>>>

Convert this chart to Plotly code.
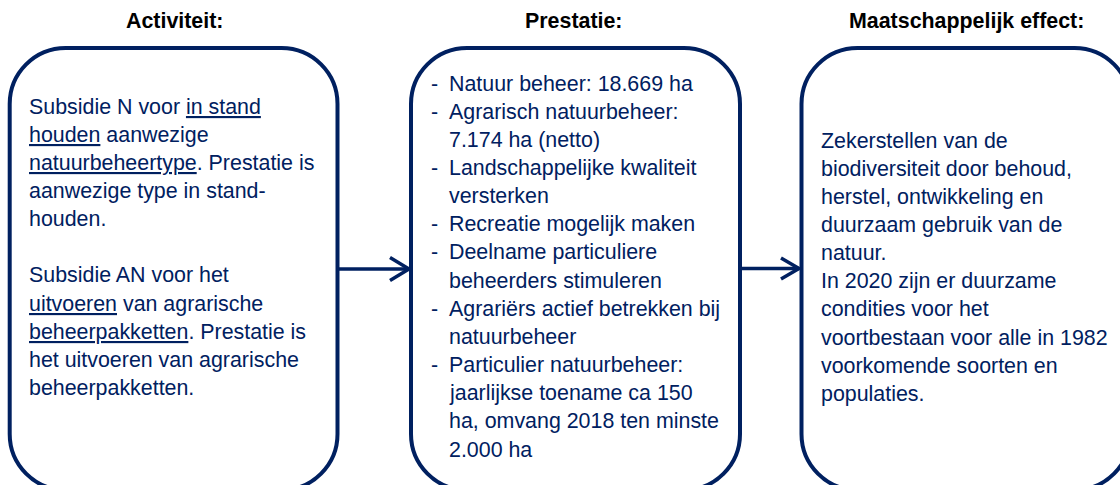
import plotly.graph_objects as go

# ---------------- data (texts) ----------------
titles = ["Activiteit:", "Prestatie:", "Maatschappelijk effect:"]

activiteit_lines = [
    "Subsidie N voor <u>in stand</u>",
    "<u>houden</u> aanwezige",
    "<u>natuurbeheertype</u>. Prestatie is",
    "aanwezige type in stand-",
    "houden.",
    "",
    "Subsidie AN voor het",
    "<u>uitvoeren</u> van agrarische",
    "<u>beheerpakketten</u>. Prestatie is",
    "het uitvoeren van agrarische",
    "beheerpakketten.",
]

prestatie_items = [
    ["Natuur beheer: 18.669 ha"],
    ["Agrarisch natuurbeheer:", "7.174 ha (netto)"],
    ["Landschappelijke kwaliteit", "versterken"],
    ["Recreatie mogelijk maken"],
    ["Deelname particuliere", "beheerders stimuleren"],
    ["Agrariërs actief betrekken bij", "natuurbeheer"],
    ["Particulier natuurbeheer:", "jaarlijkse toename ca 150",
     "ha, omvang 2018 ten minste", "2.000 ha"],
]

effect_lines = [
    "Zekerstellen van de",
    "biodiversiteit door behoud,",
    "herstel, ontwikkeling en",
    "duurzaam gebruik van de",
    "natuur.",
    "In 2020 zijn er duurzame",
    "condities voor het",
    "voortbestaan voor alle in 1982",
    "voorkomende soorten en",
    "populaties.",
]

# ---------------- layout / style ----------------
W, H = 1120, 485
NAVY = "#002060"
FONT = "Liberation Sans, Arial, sans-serif"
FS = 21.4
LS = 28.15          # line spacing (px)
MID = 0.3465 * FS   # baseline - middle offset

box_x = [(9.7, 337.5), (411, 740), (801.5, 1130.5)]
box_top, box_bot, rad = 48, 490, 56
title_cx = [174, 573.5, 966.5]
title_base = 28

fig = go.Figure()
shapes = []
annotations = []


def rounded_rect(x0, y0, x1, y1, r):
    k = 0.5523 * r
    return (f"M {x0+r} {y0} L {x1-r} {y0} "
            f"C {x1-r+k} {y0} {x1} {y0+r-k} {x1} {y0+r} "
            f"L {x1} {y1-r} "
            f"C {x1} {y1-r+k} {x1-r+k} {y1} {x1-r} {y1} "
            f"L {x0+r} {y1} "
            f"C {x0+r-k} {y1} {x0} {y1-r+k} {x0} {y1-r} "
            f"L {x0} {y0+r} "
            f"C {x0} {y0+r-k} {x0+r-k} {y0} {x0+r} {y0} Z")


for (x0, x1) in box_x:
    shapes.append(dict(type="path", xref="x", yref="y",
                       path=rounded_rect(x0, box_top, x1, box_bot, rad),
                       line=dict(color=NAVY, width=4), fillcolor="white",
                       layer="below"))

# arrows between boxes
arrows = [(337.5, 409, 269, 19, 11.5), (740, 799, 268.5, 18, 10.5)]
for (xa, xb, ya, al, ah) in arrows:
    shapes.append(dict(type="line", xref="x", yref="y", x0=xa, x1=xb, y0=ya, y1=ya,
                       line=dict(color=NAVY, width=3.5)))
    shapes.append(dict(type="path", xref="x", yref="y",
                       path=f"M {xb-al} {ya-ah} L {xb} {ya} L {xb-al} {ya+ah}",
                       line=dict(color=NAVY, width=3.5)))

# titles
for t, cx in zip(titles, title_cx):
    annotations.append(dict(x=cx, y=title_base - MID, xref="x", yref="y",
                            text=f"<b>{t}</b>", showarrow=False,
                            xanchor="center", yanchor="middle", borderpad=0,
                            font=dict(family=FONT, size=FS, color="black")))


def add_lines(lines, x, first_base):
    for i, ln in enumerate(lines):
        if not ln:
            continue
        annotations.append(dict(x=x, y=first_base + i * LS - MID, xref="x", yref="y",
                                text=ln, showarrow=False, xanchor="left",
                                yanchor="middle", borderpad=0,
                                font=dict(family=FONT, size=FS, color=NAVY)))


add_lines(activiteit_lines, 27.5, 114)

# prestatie: bullets with hanging indent
base = 91
idx = 0
for item in prestatie_items:
    annotations.append(dict(x=429.5, y=base + idx * LS - MID, xref="x", yref="y",
                            text="-", showarrow=False, xanchor="left",
                            yanchor="middle", borderpad=0,
                            font=dict(family=FONT, size=FS, color=NAVY)))
    add_lines(item, 448, base + idx * LS)
    idx += len(item)

add_lines(effect_lines, 820, 148)

fig.update_layout(
    width=W, height=H,
    margin=dict(l=0, r=0, t=0, b=0),
    paper_bgcolor="white", plot_bgcolor="white",
    xaxis=dict(range=[0, W], visible=False, fixedrange=True),
    yaxis=dict(range=[H, 0], visible=False, fixedrange=True),
    shapes=shapes, annotations=annotations,
    showlegend=False,
)

fig.write_html("out.html", config={"displayModeBar": False},
               post_script="document.body.style.margin='0';document.body.style.overflow='hidden';")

<<<

* _Objective_
Return nothing but the lines running from the start of the data to the line with "MID = 0.3465", please, both ends included and no pictures.

* _Solution_
Convert this chart to Plotly code.
import plotly.graph_objects as go

# ---------------- data (texts) ----------------
titles = ["Activiteit:", "Prestatie:", "Maatschappelijk effect:"]

activiteit_lines = [
    "Subsidie N voor <u>in stand</u>",
    "<u>houden</u> aanwezige",
    "<u>natuurbeheertype</u>. Prestatie is",
    "aanwezige type in stand-",
    "houden.",
    "",
    "Subsidie AN voor het",
    "<u>uitvoeren</u> van agrarische",
    "<u>beheerpakketten</u>. Prestatie is",
    "het uitvoeren van agrarische",
    "beheerpakketten.",
]

prestatie_items = [
    ["Natuur beheer: 18.669 ha"],
    ["Agrarisch natuurbeheer:", "7.174 ha (netto)"],
    ["Landschappelijke kwaliteit", "versterken"],
    ["Recreatie mogelijk maken"],
    ["Deelname particuliere", "beheerders stimuleren"],
    ["Agrariërs actief betrekken bij", "natuurbeheer"],
    ["Particulier natuurbeheer:", "jaarlijkse toename ca 150",
     "ha, omvang 2018 ten minste", "2.000 ha"],
]

effect_lines = [
    "Zekerstellen van de",
    "biodiversiteit door behoud,",
    "herstel, ontwikkeling en",
    "duurzaam gebruik van de",
    "natuur.",
    "In 2020 zijn er duurzame",
    "condities voor het",
    "voortbestaan voor alle in 1982",
    "voorkomende soorten en",
    "populaties.",
]

# ---------------- layout / style ----------------
W, H = 1120, 485
NAVY = "#002060"
FONT = "Liberation Sans, Arial, sans-serif"
FS = 21.4
LS = 28.15          # line spacing (px)
MID = 0.3465 * FS   # baseline - middle offset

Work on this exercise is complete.